[Records from a dataset]
[START]
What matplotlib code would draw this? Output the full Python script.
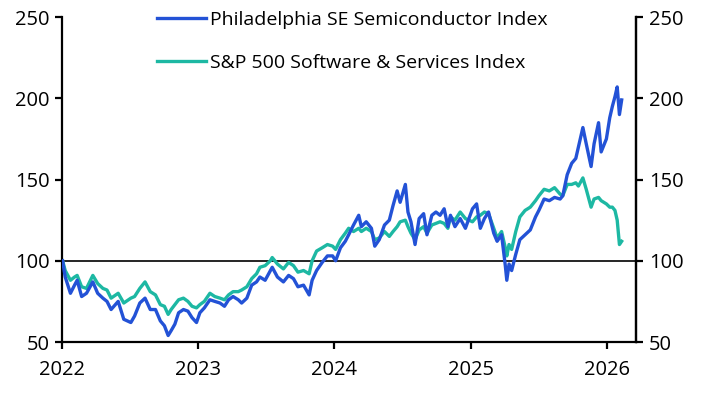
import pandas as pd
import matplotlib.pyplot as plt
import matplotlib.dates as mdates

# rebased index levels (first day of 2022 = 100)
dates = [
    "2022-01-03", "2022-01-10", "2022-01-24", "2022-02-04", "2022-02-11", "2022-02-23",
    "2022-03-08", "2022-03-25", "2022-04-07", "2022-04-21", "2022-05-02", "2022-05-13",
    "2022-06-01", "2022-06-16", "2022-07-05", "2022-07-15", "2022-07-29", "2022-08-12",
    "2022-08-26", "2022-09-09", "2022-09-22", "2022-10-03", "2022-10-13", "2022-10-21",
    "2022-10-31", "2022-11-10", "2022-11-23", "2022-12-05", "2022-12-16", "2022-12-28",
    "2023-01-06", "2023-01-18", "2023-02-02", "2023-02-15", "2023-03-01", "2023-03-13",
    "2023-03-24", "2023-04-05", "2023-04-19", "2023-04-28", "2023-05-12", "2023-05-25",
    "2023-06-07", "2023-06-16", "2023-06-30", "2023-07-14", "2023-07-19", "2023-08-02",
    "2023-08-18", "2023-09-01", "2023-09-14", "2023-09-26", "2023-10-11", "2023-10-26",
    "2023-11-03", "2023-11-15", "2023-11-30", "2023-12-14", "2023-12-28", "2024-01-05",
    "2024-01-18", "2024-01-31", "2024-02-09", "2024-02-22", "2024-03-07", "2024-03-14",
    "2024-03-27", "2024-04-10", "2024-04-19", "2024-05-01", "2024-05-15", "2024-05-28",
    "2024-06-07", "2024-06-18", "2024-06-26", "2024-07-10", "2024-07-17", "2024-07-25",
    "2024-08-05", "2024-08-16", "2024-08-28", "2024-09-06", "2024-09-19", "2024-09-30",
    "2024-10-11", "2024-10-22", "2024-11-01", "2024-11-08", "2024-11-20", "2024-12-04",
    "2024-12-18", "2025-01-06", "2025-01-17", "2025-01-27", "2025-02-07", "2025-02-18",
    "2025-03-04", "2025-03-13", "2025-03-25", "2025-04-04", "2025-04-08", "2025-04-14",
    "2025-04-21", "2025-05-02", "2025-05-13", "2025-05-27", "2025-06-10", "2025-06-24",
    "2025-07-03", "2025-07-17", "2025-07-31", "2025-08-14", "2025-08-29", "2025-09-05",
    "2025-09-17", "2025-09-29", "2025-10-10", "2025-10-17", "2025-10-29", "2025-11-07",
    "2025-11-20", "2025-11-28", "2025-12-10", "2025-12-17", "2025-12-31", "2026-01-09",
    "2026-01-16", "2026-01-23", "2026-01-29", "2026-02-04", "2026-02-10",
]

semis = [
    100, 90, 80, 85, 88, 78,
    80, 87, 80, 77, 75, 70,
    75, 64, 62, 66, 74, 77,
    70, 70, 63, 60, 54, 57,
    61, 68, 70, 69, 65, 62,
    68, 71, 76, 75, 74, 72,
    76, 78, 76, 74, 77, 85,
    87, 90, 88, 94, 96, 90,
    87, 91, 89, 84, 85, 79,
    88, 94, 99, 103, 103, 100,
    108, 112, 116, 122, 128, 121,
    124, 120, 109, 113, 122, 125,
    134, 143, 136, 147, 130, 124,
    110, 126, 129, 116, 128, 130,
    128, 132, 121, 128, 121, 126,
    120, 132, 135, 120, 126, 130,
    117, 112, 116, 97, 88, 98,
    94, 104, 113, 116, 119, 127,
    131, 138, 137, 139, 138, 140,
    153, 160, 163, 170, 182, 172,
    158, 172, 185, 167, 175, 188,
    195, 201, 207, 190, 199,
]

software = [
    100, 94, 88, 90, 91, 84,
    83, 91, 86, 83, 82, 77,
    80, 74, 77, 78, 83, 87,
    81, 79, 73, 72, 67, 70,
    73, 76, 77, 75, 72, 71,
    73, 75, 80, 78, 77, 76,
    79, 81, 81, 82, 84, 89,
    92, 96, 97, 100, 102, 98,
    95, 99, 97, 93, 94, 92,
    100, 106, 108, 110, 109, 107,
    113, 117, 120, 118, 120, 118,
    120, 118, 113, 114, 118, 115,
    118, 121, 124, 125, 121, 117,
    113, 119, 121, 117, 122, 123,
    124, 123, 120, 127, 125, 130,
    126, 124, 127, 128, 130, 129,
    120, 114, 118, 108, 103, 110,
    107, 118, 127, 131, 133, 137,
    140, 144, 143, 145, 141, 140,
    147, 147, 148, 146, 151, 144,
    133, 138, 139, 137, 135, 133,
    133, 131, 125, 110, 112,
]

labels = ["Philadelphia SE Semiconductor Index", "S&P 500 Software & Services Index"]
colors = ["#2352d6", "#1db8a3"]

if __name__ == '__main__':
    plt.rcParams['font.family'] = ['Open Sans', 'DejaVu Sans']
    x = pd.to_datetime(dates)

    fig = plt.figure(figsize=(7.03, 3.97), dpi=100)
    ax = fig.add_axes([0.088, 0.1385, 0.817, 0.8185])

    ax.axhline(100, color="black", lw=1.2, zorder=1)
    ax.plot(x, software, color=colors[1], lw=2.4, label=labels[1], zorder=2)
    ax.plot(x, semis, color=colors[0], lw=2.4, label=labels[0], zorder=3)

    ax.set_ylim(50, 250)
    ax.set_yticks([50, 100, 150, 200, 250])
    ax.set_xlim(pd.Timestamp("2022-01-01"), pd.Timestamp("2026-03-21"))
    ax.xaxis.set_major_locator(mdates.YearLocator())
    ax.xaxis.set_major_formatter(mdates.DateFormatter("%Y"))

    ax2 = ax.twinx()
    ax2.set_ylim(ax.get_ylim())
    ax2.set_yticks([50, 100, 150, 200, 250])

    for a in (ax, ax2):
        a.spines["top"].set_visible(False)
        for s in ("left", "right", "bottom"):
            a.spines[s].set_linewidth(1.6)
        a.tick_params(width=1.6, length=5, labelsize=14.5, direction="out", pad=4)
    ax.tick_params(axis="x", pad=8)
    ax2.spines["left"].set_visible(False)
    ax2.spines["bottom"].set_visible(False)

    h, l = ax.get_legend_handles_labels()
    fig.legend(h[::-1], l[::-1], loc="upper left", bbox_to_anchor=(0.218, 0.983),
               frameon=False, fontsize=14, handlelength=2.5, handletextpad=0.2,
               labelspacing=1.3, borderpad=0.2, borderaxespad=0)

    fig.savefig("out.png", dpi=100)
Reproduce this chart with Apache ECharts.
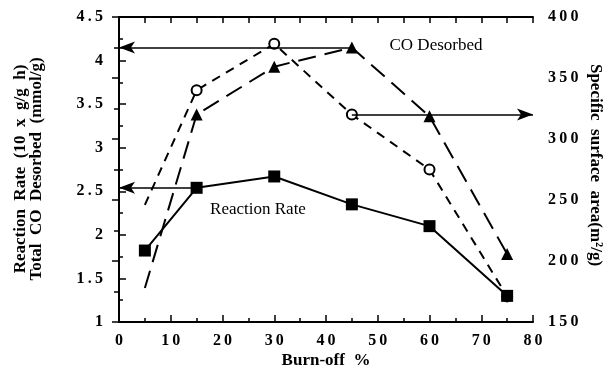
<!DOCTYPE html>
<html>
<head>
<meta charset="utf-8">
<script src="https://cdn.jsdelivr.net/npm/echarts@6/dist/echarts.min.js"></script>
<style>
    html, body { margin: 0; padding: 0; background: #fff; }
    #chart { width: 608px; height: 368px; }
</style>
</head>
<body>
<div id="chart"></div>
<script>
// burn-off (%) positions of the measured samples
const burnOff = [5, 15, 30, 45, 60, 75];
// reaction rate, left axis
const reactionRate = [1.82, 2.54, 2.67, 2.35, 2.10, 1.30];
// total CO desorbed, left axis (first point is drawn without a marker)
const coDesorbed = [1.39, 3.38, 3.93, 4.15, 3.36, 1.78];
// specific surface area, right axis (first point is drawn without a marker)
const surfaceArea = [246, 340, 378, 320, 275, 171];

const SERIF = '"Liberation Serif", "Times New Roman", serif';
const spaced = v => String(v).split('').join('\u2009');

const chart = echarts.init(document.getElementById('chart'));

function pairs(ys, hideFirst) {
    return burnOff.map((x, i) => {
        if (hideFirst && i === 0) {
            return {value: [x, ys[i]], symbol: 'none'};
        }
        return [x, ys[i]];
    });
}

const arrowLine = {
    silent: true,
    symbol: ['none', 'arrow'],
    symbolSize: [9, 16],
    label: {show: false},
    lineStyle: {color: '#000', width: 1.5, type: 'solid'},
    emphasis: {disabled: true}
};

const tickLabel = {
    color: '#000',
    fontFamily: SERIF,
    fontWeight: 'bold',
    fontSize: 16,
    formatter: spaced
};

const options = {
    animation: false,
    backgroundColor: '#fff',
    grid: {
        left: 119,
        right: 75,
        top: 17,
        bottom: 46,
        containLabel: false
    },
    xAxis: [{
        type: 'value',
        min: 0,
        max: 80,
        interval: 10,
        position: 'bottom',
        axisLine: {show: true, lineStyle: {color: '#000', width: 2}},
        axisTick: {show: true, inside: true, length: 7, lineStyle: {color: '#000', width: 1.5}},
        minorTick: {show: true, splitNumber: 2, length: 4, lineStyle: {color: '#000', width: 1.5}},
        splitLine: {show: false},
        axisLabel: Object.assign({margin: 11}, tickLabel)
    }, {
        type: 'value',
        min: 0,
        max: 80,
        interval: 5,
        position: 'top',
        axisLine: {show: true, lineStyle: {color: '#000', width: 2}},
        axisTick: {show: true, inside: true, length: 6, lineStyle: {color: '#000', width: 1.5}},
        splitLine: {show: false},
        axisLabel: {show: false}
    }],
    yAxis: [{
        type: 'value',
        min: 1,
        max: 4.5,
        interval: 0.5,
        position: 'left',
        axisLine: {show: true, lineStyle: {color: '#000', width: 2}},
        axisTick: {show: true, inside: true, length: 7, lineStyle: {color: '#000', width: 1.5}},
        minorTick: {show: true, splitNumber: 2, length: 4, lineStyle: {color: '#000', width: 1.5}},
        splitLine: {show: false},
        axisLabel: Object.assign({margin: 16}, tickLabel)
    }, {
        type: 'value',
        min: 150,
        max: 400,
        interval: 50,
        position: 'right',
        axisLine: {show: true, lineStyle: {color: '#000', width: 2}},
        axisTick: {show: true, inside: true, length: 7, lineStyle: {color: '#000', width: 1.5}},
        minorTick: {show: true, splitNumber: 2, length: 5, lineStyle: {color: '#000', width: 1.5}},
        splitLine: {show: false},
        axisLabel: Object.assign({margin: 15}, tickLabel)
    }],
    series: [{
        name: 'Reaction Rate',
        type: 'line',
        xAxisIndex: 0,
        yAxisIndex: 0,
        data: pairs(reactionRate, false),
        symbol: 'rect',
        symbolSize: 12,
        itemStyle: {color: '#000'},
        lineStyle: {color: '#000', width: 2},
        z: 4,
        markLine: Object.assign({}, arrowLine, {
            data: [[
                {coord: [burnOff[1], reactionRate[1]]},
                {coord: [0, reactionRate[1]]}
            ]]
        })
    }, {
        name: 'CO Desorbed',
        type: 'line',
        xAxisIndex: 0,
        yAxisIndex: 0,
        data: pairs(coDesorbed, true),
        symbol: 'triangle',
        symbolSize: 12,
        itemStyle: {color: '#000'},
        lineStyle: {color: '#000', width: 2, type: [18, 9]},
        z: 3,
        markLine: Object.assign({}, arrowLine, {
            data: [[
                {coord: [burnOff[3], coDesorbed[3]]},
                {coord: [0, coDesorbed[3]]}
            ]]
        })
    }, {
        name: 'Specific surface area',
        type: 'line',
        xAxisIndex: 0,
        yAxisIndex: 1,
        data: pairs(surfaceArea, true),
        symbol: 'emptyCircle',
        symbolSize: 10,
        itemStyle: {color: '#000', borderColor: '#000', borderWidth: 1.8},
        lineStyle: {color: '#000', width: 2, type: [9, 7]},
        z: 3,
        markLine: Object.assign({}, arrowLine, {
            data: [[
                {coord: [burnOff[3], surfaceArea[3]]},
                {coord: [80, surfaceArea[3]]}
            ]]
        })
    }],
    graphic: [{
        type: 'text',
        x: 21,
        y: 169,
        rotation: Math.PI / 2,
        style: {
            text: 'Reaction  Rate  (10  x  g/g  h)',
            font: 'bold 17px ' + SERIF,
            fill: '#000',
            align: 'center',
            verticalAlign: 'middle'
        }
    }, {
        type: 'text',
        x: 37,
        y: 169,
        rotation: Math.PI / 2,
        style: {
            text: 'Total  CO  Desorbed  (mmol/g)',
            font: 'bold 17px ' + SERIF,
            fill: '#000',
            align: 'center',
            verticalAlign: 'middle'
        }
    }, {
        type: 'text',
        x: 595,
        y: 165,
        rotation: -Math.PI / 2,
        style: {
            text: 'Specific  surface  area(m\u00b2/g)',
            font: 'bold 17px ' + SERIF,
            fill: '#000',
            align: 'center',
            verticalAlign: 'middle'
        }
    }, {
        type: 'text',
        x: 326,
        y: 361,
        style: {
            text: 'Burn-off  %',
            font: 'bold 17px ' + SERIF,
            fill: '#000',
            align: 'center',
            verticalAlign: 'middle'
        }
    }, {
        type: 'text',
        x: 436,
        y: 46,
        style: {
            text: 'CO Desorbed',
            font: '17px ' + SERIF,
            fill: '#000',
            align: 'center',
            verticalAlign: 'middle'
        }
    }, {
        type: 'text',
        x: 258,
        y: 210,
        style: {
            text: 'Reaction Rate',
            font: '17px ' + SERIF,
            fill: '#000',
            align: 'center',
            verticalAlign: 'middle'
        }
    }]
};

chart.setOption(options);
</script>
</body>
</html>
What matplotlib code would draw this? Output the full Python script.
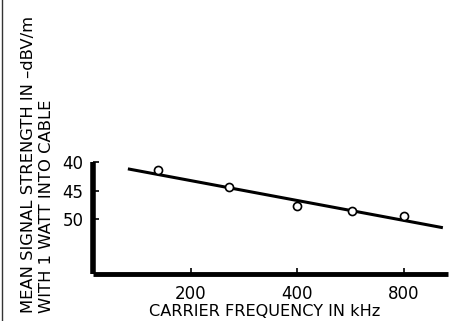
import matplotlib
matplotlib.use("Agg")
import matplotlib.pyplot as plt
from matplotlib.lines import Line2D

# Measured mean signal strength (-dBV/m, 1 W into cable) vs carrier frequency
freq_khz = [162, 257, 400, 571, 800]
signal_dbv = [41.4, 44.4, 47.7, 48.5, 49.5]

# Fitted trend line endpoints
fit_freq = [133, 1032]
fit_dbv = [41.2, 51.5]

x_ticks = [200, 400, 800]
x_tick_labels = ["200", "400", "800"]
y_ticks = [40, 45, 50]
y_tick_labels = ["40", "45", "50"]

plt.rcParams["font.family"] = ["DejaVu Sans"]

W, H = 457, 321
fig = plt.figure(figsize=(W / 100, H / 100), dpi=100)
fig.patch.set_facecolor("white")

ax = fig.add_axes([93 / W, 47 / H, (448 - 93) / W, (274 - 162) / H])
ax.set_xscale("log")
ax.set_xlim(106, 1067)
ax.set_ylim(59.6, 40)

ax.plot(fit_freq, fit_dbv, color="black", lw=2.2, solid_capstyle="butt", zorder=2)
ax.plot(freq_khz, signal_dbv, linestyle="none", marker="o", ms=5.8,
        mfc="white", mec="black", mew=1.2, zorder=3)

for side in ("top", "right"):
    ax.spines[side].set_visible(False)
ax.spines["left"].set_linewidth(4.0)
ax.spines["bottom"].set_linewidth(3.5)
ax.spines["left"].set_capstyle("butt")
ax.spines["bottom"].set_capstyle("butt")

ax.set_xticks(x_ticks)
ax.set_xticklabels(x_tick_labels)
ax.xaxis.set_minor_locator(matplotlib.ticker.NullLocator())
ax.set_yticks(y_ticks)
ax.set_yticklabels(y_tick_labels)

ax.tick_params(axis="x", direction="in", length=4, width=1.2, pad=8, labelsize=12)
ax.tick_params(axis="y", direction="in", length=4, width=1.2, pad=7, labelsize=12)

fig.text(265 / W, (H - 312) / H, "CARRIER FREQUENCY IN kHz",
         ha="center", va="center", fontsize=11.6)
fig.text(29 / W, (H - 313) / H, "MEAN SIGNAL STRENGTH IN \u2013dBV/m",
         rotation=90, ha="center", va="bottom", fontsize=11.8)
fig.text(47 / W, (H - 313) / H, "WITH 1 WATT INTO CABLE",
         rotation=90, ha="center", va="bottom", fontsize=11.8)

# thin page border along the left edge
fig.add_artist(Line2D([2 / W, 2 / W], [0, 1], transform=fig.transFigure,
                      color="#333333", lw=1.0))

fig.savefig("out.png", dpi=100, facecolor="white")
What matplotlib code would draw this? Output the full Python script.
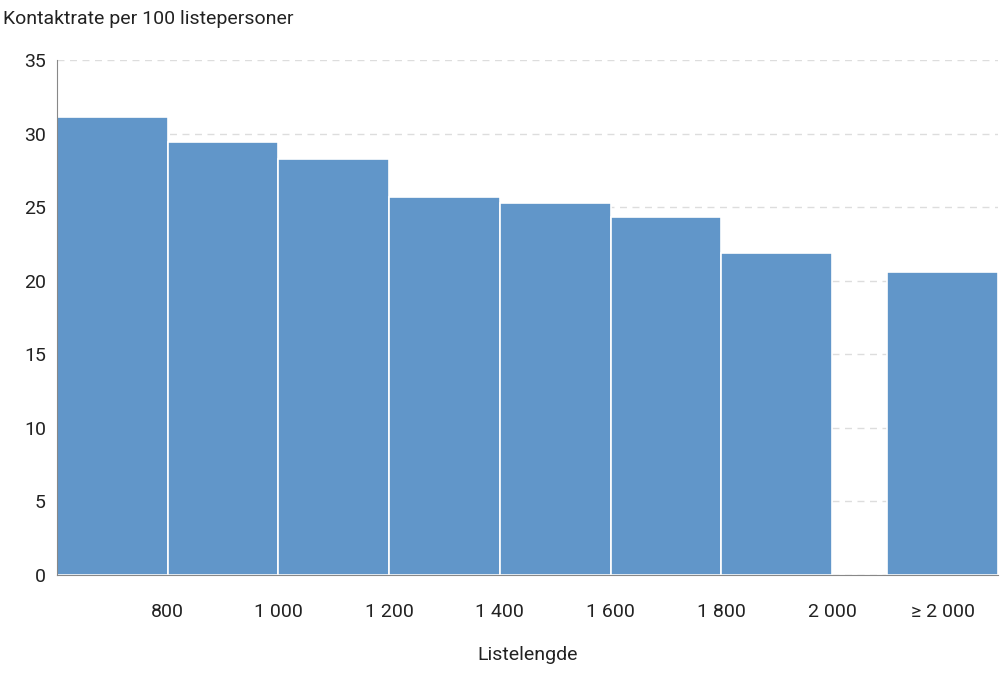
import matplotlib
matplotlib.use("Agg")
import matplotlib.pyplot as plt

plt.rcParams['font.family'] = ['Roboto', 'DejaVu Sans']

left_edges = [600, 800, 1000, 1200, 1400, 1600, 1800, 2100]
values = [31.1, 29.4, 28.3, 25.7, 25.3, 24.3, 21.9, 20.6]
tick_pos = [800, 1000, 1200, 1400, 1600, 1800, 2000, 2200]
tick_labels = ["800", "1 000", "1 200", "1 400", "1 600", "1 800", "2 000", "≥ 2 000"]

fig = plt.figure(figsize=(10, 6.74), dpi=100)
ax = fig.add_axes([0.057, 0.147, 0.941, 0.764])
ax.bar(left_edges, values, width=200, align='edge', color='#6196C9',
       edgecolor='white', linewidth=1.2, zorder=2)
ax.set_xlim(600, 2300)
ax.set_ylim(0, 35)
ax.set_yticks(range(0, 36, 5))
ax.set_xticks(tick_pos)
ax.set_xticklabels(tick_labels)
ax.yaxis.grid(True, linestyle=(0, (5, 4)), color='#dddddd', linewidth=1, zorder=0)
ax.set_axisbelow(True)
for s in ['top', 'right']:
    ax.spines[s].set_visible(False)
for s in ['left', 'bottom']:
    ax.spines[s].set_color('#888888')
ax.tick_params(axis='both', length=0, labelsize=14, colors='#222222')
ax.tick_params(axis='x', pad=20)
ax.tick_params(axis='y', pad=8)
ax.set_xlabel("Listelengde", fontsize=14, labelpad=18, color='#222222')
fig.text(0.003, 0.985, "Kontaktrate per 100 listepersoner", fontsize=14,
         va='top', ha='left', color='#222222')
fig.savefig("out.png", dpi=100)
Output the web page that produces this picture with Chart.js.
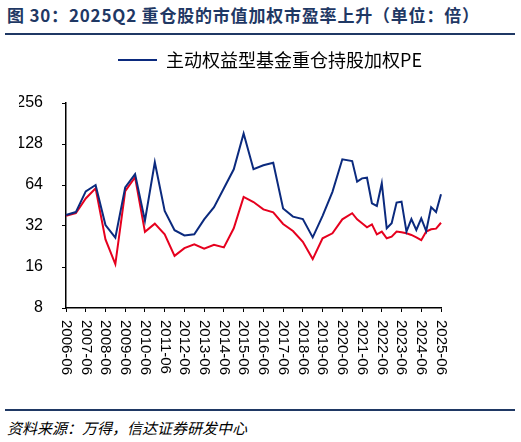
[END]
* [Task instructions] Only the lines between the one with "Reproduce this chart with Apache ECharts." and the one with "const spaced = v", those two included, get copied from the material above. Keep it exact and free of pictures.

* [Exercise output]
Reproduce this chart with Apache ECharts.
<!DOCTYPE html>
<html>
<head>
<meta charset="utf-8">
<script src="https://cdn.jsdelivr.net/npm/echarts@6/dist/echarts.min.js"></script>
<style>
    html, body { margin: 0; padding: 0; background: #fff; }
    #chart { width: 608px; height: 368px; }
</style>
</head>
<body>
<div id="chart"></div>
<script>
// burn-off (%) positions of the measured samples
const burnOff = [5, 15, 30, 45, 60, 75];
// reaction rate, left axis
const reactionRate = [1.82, 2.54, 2.67, 2.35, 2.10, 1.30];
// total CO desorbed, left axis (first point is drawn without a marker)
const coDesorbed = [1.39, 3.38, 3.93, 4.15, 3.36, 1.78];
// specific surface area, right axis (first point is drawn without a marker)
const surfaceArea = [246, 340, 378, 320, 275, 171];

const SERIF = '"Liberation Serif", "Times New Roman", serif';
const spaced = v => String(v).split('').join('\u2009');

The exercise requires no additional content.